## BEGIN

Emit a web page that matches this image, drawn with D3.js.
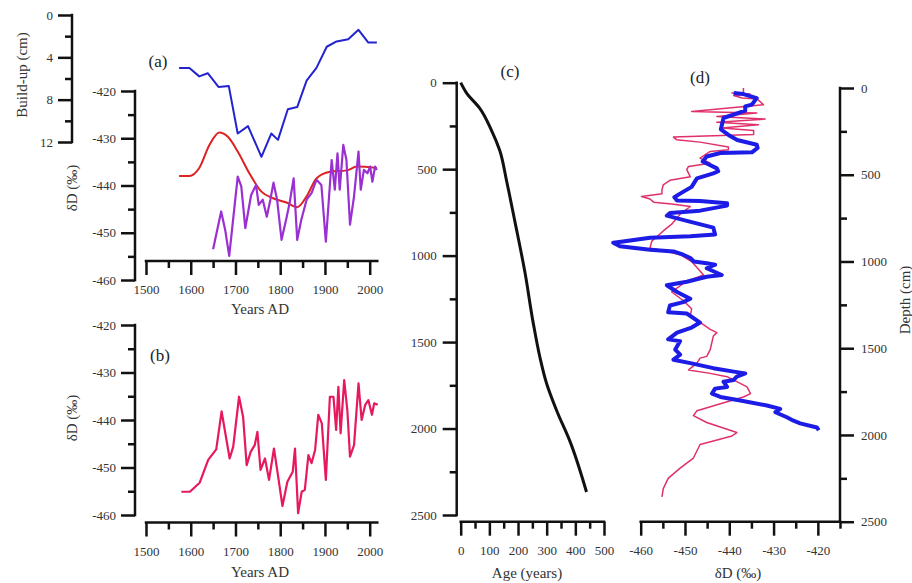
<!DOCTYPE html>
<html>
<head>
<meta charset="utf-8">
<script src="https://cdn.jsdelivr.net/npm/d3@7"></script>
<style>
  html, body { margin: 0; padding: 0; background: #fff; }
  svg { display: block; }
</style>
</head>
<body>
<svg id="chart" width="912" height="583"></svg>
<script>
// ---- panel (a): build-up curve (cm)
const buildYears = [1574, 1597, 1619, 1638, 1662, 1685, 1705, 1728, 1758, 1780, 1795, 1817, 1838, 1859, 1881, 1904, 1926, 1952, 1975, 1997, 2016];
const buildUp = [5.0, 5.0, 5.8, 5.5, 6.8, 6.7, 11.2, 10.5, 13.4, 11.2, 11.8, 8.9, 8.7, 6.2, 5.0, 3.0, 2.5, 2.3, 1.4, 2.6, 2.6];

// ---- panel (a): smoothed dD (red)
const smoothYears = [1574, 1597, 1619, 1642, 1664, 1683, 1705, 1731, 1758, 1784, 1814, 1838, 1859, 1881, 1911, 1949, 1971, 2016];
const smoothDD = [-438.0, -438.0, -436.3, -431.4, -428.8, -429.7, -432.8, -437.4, -441.3, -442.7, -443.6, -444.6, -442.3, -438.5, -437.1, -436.8, -436.0, -436.3];

// ---- panel (a): dD record (purple)
const purpleYears = [1650, 1668, 1677, 1686, 1705, 1713, 1722, 1735, 1746, 1752, 1761, 1770, 1778, 1785, 1793, 1803, 1814, 1821, 1830, 1838, 1847, 1859, 1870, 1881, 1892, 1902, 1915, 1922, 1928, 1933, 1941, 1948, 1956, 1965, 1975, 1980, 1987, 1995, 2001, 2006, 2012, 2016];
const purpleDD = [-453.5, -445.5, -449.4, -454.9, -438.1, -440.2, -449.0, -442.0, -439.9, -444.1, -443.0, -446.6, -443.0, -439.4, -443.0, -451.5, -446.9, -443.7, -438.5, -451.5, -447.3, -443.0, -441.6, -438.8, -439.9, -451.9, -434.6, -440.9, -433.2, -440.9, -431.4, -434.6, -448.3, -442.3, -432.8, -440.9, -436.7, -437.4, -436.0, -439.2, -436.0, -436.7];

// ---- panel (b): dD record (pink)
const pinkYears = [1579, 1598, 1620, 1639, 1657, 1669, 1687, 1695, 1708, 1717, 1725, 1734, 1743, 1749, 1756, 1766, 1775, 1786, 1796, 1805, 1816, 1828, 1833, 1840, 1848, 1855, 1863, 1870, 1878, 1885, 1893, 1902, 1911, 1919, 1925, 1930, 1935, 1943, 1950, 1956, 1965, 1975, 1982, 1990, 1997, 2005, 2010, 2018];
const pinkDD = [-455.1, -455.1, -453.2, -448.4, -446.2, -438.2, -448.1, -445.6, -435.1, -439.3, -449.5, -446.7, -445.3, -442.5, -450.5, -448.1, -452.6, -446.0, -452.3, -458.1, -453.0, -450.9, -446.0, -459.6, -455.1, -454.7, -447.4, -449.1, -446.3, -438.9, -440.7, -452.6, -435.1, -435.1, -442.1, -433.0, -442.8, -431.6, -437.9, -447.7, -445.3, -432.3, -440.0, -436.8, -435.8, -438.9, -436.5, -436.8];

// ---- panel (c): age-depth model
const ageYears = [0, 20, 66, 107, 136, 160, 189, 224, 253, 276, 300, 335, 381, 439];
const ageDepth = [0, 59, 147, 274, 391, 567, 802, 1095, 1389, 1585, 1741, 1897, 2073, 2367];

// ---- panel (d): dD against depth, blue (thick) and pink (thin)
const blueDepth = [29, 35, 58, 96, 106, 131, 173, 238, 277, 300, 327, 345, 371, 375, 395, 424, 463, 480, 492, 521, 570, 609, 630, 649, 652, 664, 678, 707, 721, 736, 766, 805, 844, 854, 863, 885, 892, 912, 932, 942, 961, 980, 1000, 1010, 1019, 1039, 1078, 1088, 1117, 1137, 1176, 1215, 1234, 1254, 1293, 1300, 1352, 1381, 1410, 1449, 1459, 1508, 1537, 1566, 1586, 1615, 1635, 1645, 1664, 1683, 1693, 1723, 1733, 1762, 1781, 1801, 1830, 1850, 1869, 1898, 1918, 1933, 1957, 1973];
const blueDD = [-439.0, -436.8, -433.8, -434.9, -436.4, -436.4, -441.3, -441.9, -439.8, -438.2, -433.8, -433.6, -434.9, -442.0, -445.1, -446.0, -442.8, -442.5, -443.6, -447.3, -448.5, -451.1, -452.4, -451.8, -446.6, -440.5, -440.5, -446.6, -453.4, -454.1, -449.6, -443.6, -443.2, -448.8, -457.9, -464.0, -466.2, -464.7, -457.9, -452.6, -450.4, -448.8, -448.0, -445.1, -443.2, -445.1, -441.7, -445.1, -449.6, -454.1, -451.8, -448.8, -450.4, -453.4, -453.8, -449.6, -446.6, -448.5, -451.8, -453.8, -451.1, -452.2, -451.1, -452.6, -448.8, -443.6, -439.0, -436.4, -438.3, -439.0, -441.3, -440.5, -443.2, -443.9, -442.0, -437.5, -431.5, -428.5, -429.6, -427.0, -425.5, -424.0, -420.2, -419.8];

const redDepth = [0, 29, 29, 35, 43, 58, 63, 96, 135, 144, 164, 179, 198, 212, 231, 245, 268, 283, 298, 312, 340, 356, 366, 404, 434, 452, 471, 512, 532, 558, 587, 609, 625, 640, 658, 668, 683, 727, 785, 824, 883, 922, 942, 961, 1000, 1078, 1117, 1176, 1225, 1273, 1312, 1391, 1410, 1430, 1508, 1547, 1557, 1586, 1625, 1645, 1664, 1723, 1762, 1781, 1820, 1860, 1889, 1928, 1967, 1986, 2006, 2035, 2055, 2133, 2191, 2250, 2309, 2357];
const redDD = [-436.8, -436.8, -439.4, -435.3, -439.0, -437.1, -433.7, -432.3, -448.5, -433.8, -442.8, -431.9, -442.8, -433.4, -441.7, -434.5, -434.5, -452.6, -451.9, -446.6, -440.2, -440.2, -444.3, -446.6, -444.3, -449.2, -449.6, -448.8, -453.4, -454.9, -455.2, -455.2, -459.8, -457.9, -457.1, -453.0, -448.8, -451.1, -453.0, -454.9, -457.5, -457.9, -454.1, -451.1, -448.5, -445.8, -449.9, -453.0, -450.4, -448.5, -448.8, -444.3, -442.8, -443.6, -444.3, -445.1, -446.6, -447.3, -449.2, -444.3, -440.5, -436.0, -435.2, -436.8, -442.0, -447.3, -448.1, -445.1, -440.5, -438.3, -439.4, -443.6, -446.6, -448.1, -451.1, -453.8, -454.9, -455.2];

// tick values
const yearTicks = [1500, 1600, 1700, 1800, 1900, 2000];
const yearMinor = [1550, 1650, 1750, 1850, 1950];
const buildTicks = [0, 4, 8, 12];
const buildMinor = [2, 6, 10];
const ddTicks = [-420, -430, -440, -450, -460];
const ddMinor = [-425, -435, -445, -455];
const depthTicks = [0, 500, 1000, 1500, 2000, 2500];
const depthMinor = [250, 750, 1250, 1750, 2250];
const ageTicks = [0, 100, 200, 300, 400, 500];
const ageMinor = [50, 150, 250, 350, 450];
const ddTicksD = [-460, -450, -440, -430, -420];
const ddMinorD = [-455, -445, -435, -425, -415];

const FONT = '"Liberation Serif", "Times New Roman", serif';
const svg = d3.select('#chart');
svg.append('rect').attr('width', 912).attr('height', 583).attr('fill', '#fff');

// style an axis group: thick black lines, serif labels
function styleAxis(g) {
    g.selectAll('line')
        .attr('x1', 0).attr('y1', 0)
        .attr('stroke', '#111').attr('stroke-width', 2.5);
    g.selectAll('text').attr('font-family', FONT).attr('font-size', 13).attr('fill', '#333');
}

// axis with long labelled ticks and short unlabelled ones
function drawAxis(maker, scale, major, minor, x, y, pad, vertical) {
    const g = svg.append('g').attr('transform', `translate(${x},${y})`);
    g.call(maker(scale).tickValues(minor).tickSize(7).tickSizeOuter(0).tickFormat(''));
    styleAxis(g);
    // axis spine as a plain line
    g.select('.domain').remove();
    const r = scale.range();
    g.append('line')
        .attr('x1', vertical ? 0 : r[0]).attr('x2', vertical ? 0 : r[1])
        .attr('y1', vertical ? r[0] : 0).attr('y2', vertical ? r[1] : 0)
        .attr('stroke', '#111').attr('stroke-width', 2.5)
        .attr('stroke-linecap', 'square');
    const g2 = svg.append('g').attr('transform', `translate(${x},${y})`);
    g2.call(maker(scale).tickValues(major).tickSize(14).tickSizeOuter(0).tickPadding(pad).tickFormat(d => String(d)));
    g2.select('.domain').remove();
    styleAxis(g2);
}

function title(text, x, y, rotate) {
    svg.append('text')
        .attr('transform', `translate(${x},${y})` + (rotate ? ' rotate(-90)' : ''))
        .attr('text-anchor', 'middle')
        .attr('dy', rotate ? 0 : '0.35em')
        .attr('font-family', FONT)
        .attr('font-size', 15)
        .attr('fill', '#333')
        .text(text);
}

function panelLabel(text, x, y) {
    svg.append('text').attr('x', x).attr('y', y)
        .attr('text-anchor', 'middle').attr('dy', '0.35em')
        .attr('font-family', FONT).attr('font-size', 17).attr('fill', '#222')
        .text(text);
}

function drawLine(xs, ys, fx, fy, color, width, curve) {
    const pts = xs.map((v, i) => [v, ys[i]]);
    const line = d3.line().x(d => fx(d[0])).y(d => fy(d[1]));
    if (curve) line.curve(curve);
    svg.append('path').datum(pts)
        .attr('d', line)
        .attr('fill', 'none')
        .attr('stroke', color)
        .attr('stroke-width', width)
        .attr('stroke-linejoin', 'round');
}

// ---------- panel (a)
const xYearA = d3.scaleLinear().domain([1500, 2017]).range([146, 377.3]);
const yBuild = d3.scaleLinear().domain([0, 12]).range([15, 142]);
const yDDA = d3.scaleLinear().domain([-420, -460]).range([91, 280]);

drawAxis(d3.axisLeft, yBuild, buildTicks, buildMinor, 72, 0, 5, true);
drawAxis(d3.axisLeft, yDDA, ddTicks, ddMinor, 135, 0, 5, true);
drawAxis(d3.axisBottom, xYearA, yearTicks, yearMinor, 0, 261, 10, false);

drawLine(buildYears, buildUp, xYearA, yBuild, '#2424cf', 2);
drawLine(smoothYears, smoothDD, xYearA, yDDA, '#dd2222', 2, d3.curveMonotoneX);
drawLine(purpleYears, purpleDD, xYearA, yDDA, '#9b30d2', 2.2);

title('Build-up (cm)', 27, 75, true);
title('δD (‰)', 77, 188, true);
title('Years AD', 260, 309);
panelLabel('(a)', 158, 61);

// ---------- panel (b)
const yDDB = d3.scaleLinear().domain([-420, -460]).range([325, 515]);
drawAxis(d3.axisLeft, yDDB, ddTicks, ddMinor, 135, 0, 5, true);
drawAxis(d3.axisBottom, xYearA, yearTicks, yearMinor, 0, 522.5, 10, false);
drawLine(pinkYears, pinkDD, xYearA, yDDB, '#e6195f', 2.2);
title('δD (‰)', 77, 418, true);
title('Years AD', 260, 572);
panelLabel('(b)', 160, 355);

// ---------- panel (c)
const xAge = d3.scaleLinear().domain([0, 500]).range([460.7, 604]);
const yDepthC = d3.scaleLinear().domain([0, 2500]).range([82.7, 515]);
drawAxis(d3.axisLeft, yDepthC, depthTicks, depthMinor, 456.7, 0, 6, true);
drawAxis(d3.axisBottom, xAge, ageTicks, ageMinor, 0, 521.7, 10, false);
drawLine(ageYears, ageDepth, xAge, yDepthC, '#111', 3, d3.curveMonotoneY);
title('Age (years)', 527, 573);
panelLabel('(c)', 510, 71);

// ---------- panel (d)
const xDDD = d3.scaleLinear().domain([-460, -415]).range([640.7, 840]);
const yDepthD = d3.scaleLinear().domain([0, 2500]).range([88, 521.7]);
drawAxis(d3.axisRight, yDepthD, depthTicks, depthMinor, 840, 0, 7, true);
drawAxis(d3.axisBottom, xDDD, ddTicksD, ddMinorD, 0, 521.7, 10, false);
drawLine(redDD, redDepth, xDDD, yDepthD, '#e0306b', 1.5);
drawLine(blueDD, blueDepth, xDDD, yDepthD, '#1c1ce6', 4);
title('δD (‰)', 738, 573);
title('Depth (cm)', 910, 300, true);
panelLabel('(d)', 700, 77);
</script>
</body>
</html>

## END

Stated problem - Only the lines from the top of the data through the line with "-436.8, -436.0, -436.3];" should be quoted, exactly and with both ends kept; skip the pictures.

Full output -
Emit a web page that matches this image, drawn with D3.js.
<!DOCTYPE html>
<html>
<head>
<meta charset="utf-8">
<script src="https://cdn.jsdelivr.net/npm/d3@7"></script>
<style>
  html, body { margin: 0; padding: 0; background: #fff; }
  svg { display: block; }
</style>
</head>
<body>
<svg id="chart" width="912" height="583"></svg>
<script>
// ---- panel (a): build-up curve (cm)
const buildYears = [1574, 1597, 1619, 1638, 1662, 1685, 1705, 1728, 1758, 1780, 1795, 1817, 1838, 1859, 1881, 1904, 1926, 1952, 1975, 1997, 2016];
const buildUp = [5.0, 5.0, 5.8, 5.5, 6.8, 6.7, 11.2, 10.5, 13.4, 11.2, 11.8, 8.9, 8.7, 6.2, 5.0, 3.0, 2.5, 2.3, 1.4, 2.6, 2.6];

// ---- panel (a): smoothed dD (red)
const smoothYears = [1574, 1597, 1619, 1642, 1664, 1683, 1705, 1731, 1758, 1784, 1814, 1838, 1859, 1881, 1911, 1949, 1971, 2016];
const smoothDD = [-438.0, -438.0, -436.3, -431.4, -428.8, -429.7, -432.8, -437.4, -441.3, -442.7, -443.6, -444.6, -442.3, -438.5, -437.1, -436.8, -436.0, -436.3];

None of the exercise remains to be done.